**What to work on**
Starting at the line that contains "What TikZ code" and stopping after the line that contains "width=78pt, minimum height=21.5pt]", copy the lines exactly. Pictures are left out.

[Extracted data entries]
▽

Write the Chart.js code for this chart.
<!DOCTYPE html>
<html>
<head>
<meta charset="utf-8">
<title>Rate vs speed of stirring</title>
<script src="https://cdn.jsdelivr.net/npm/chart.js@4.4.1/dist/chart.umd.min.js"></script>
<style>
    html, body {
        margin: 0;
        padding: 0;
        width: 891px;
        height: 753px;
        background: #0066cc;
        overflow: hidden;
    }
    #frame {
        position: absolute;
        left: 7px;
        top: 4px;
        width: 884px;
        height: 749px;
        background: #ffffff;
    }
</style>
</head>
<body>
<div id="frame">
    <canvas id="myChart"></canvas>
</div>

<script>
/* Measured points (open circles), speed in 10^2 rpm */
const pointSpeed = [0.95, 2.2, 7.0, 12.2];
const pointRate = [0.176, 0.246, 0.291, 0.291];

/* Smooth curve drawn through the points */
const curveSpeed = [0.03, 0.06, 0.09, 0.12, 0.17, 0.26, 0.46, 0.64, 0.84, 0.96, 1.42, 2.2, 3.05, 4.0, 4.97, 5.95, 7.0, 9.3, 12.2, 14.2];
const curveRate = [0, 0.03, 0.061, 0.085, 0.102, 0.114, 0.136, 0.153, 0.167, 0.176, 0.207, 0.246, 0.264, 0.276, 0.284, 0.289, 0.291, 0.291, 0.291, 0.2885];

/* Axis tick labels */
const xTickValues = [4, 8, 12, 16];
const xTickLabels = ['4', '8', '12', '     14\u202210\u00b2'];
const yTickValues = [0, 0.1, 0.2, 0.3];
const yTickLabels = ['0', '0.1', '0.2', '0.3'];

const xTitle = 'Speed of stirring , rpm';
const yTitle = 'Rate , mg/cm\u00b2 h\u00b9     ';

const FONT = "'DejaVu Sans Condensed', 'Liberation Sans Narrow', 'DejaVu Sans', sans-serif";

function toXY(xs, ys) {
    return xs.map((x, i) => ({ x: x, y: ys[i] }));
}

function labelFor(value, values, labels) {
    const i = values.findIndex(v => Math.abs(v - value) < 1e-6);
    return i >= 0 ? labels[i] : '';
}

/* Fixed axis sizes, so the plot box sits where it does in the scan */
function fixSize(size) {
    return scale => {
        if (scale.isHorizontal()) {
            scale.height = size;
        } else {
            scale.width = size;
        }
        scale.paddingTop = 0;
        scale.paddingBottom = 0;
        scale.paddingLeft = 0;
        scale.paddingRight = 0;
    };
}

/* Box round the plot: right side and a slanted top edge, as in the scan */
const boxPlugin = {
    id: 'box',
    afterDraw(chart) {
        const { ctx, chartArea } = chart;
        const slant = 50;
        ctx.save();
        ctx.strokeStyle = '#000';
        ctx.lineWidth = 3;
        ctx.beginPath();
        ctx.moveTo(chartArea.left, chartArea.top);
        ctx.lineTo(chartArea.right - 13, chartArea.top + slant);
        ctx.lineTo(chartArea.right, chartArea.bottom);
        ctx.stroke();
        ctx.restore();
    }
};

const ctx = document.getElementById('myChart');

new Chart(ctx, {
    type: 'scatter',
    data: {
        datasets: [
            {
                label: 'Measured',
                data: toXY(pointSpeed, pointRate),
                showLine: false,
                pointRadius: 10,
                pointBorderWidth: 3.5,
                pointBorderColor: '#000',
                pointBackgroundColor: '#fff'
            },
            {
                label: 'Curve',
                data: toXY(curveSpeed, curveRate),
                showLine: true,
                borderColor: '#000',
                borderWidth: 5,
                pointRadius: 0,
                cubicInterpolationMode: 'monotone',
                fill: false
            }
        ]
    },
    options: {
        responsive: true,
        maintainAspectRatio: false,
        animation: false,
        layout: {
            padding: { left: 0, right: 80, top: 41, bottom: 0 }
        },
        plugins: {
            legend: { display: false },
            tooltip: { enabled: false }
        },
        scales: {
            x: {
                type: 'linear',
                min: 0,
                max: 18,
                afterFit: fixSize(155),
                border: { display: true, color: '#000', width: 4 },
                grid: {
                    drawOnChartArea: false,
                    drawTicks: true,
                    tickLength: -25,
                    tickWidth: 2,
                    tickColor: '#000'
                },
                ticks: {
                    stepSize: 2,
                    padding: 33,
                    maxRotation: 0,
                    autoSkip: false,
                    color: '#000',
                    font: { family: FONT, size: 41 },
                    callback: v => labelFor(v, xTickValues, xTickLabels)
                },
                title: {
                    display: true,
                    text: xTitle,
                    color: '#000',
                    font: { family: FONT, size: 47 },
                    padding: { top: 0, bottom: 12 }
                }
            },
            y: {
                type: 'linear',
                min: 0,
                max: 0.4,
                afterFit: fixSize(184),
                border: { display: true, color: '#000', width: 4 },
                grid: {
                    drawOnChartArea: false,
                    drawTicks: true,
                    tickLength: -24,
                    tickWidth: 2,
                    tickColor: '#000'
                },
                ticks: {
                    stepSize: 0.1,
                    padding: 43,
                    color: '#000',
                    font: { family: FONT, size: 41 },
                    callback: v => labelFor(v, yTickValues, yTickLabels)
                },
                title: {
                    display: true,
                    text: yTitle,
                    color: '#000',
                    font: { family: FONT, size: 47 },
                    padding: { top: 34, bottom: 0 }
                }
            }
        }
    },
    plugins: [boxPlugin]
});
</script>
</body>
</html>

△
▽

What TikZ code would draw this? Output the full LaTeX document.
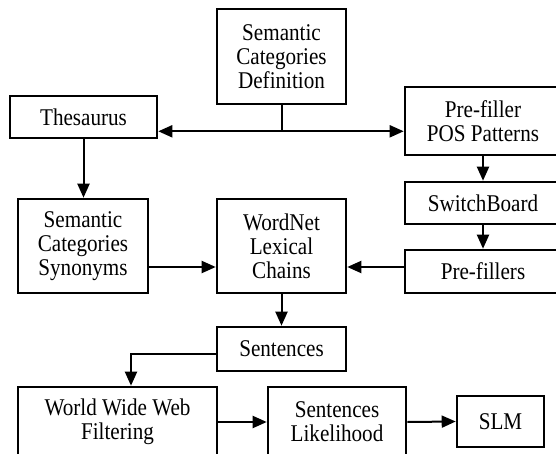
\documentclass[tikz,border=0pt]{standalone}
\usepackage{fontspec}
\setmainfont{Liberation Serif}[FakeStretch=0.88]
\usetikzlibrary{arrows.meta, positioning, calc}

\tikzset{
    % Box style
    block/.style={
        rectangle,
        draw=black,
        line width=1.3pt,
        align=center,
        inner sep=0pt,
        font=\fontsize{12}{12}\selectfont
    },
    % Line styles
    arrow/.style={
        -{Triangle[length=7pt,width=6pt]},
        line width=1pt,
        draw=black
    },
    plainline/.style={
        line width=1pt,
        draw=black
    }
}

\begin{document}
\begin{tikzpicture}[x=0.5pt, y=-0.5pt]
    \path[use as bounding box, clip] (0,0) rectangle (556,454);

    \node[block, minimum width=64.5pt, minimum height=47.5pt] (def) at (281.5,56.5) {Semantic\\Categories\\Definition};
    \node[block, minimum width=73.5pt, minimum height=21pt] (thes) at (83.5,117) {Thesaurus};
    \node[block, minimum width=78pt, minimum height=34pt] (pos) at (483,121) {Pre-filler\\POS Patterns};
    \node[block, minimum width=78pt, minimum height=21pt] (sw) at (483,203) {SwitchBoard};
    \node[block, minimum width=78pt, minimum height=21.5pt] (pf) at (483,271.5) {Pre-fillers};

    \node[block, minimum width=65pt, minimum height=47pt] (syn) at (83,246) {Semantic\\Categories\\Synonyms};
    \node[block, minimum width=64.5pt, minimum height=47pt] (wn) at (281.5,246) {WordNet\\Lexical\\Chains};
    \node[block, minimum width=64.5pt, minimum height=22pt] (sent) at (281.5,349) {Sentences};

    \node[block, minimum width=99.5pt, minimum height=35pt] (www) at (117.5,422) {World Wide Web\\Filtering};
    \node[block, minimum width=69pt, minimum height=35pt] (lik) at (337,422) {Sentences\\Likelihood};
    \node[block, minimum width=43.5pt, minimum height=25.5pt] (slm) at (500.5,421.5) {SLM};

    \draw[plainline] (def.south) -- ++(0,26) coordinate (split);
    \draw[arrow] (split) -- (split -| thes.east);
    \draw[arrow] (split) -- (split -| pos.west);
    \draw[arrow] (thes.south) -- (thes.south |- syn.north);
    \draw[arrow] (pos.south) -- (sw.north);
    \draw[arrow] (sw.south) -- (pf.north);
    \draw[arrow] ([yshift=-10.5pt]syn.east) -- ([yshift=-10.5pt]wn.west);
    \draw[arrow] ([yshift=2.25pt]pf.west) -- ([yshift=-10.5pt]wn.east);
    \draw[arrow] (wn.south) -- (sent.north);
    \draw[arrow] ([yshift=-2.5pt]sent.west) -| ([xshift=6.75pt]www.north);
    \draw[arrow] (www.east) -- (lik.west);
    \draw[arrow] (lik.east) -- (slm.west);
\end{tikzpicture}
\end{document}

△

**Result**
What TikZ code would draw this? Output the full LaTeX document.
\documentclass[tikz,border=0pt]{standalone}
\usepackage{fontspec}
\setmainfont{Liberation Serif}[FakeStretch=0.88]
\usetikzlibrary{arrows.meta, positioning, calc}

\tikzset{
    % Box style
    block/.style={
        rectangle,
        draw=black,
        line width=1.3pt,
        align=center,
        inner sep=0pt,
        font=\fontsize{12}{12}\selectfont
    },
    % Line styles
    arrow/.style={
        -{Triangle[length=7pt,width=6pt]},
        line width=1pt,
        draw=black
    },
    plainline/.style={
        line width=1pt,
        draw=black
    }
}

\begin{document}
\begin{tikzpicture}[x=0.5pt, y=-0.5pt]
    \path[use as bounding box, clip] (0,0) rectangle (556,454);

    \node[block, minimum width=64.5pt, minimum height=47.5pt] (def) at (281.5,56.5) {Semantic\\Categories\\Definition};
    \node[block, minimum width=73.5pt, minimum height=21pt] (thes) at (83.5,117) {Thesaurus};
    \node[block, minimum width=78pt, minimum height=34pt] (pos) at (483,121) {Pre-filler\\POS Patterns};
    \node[block, minimum width=78pt, minimum height=21pt] (sw) at (483,203) {SwitchBoard};
    \node[block, minimum width=78pt, minimum height=21.5pt] (pf) at (483,271.5) {Pre-fillers};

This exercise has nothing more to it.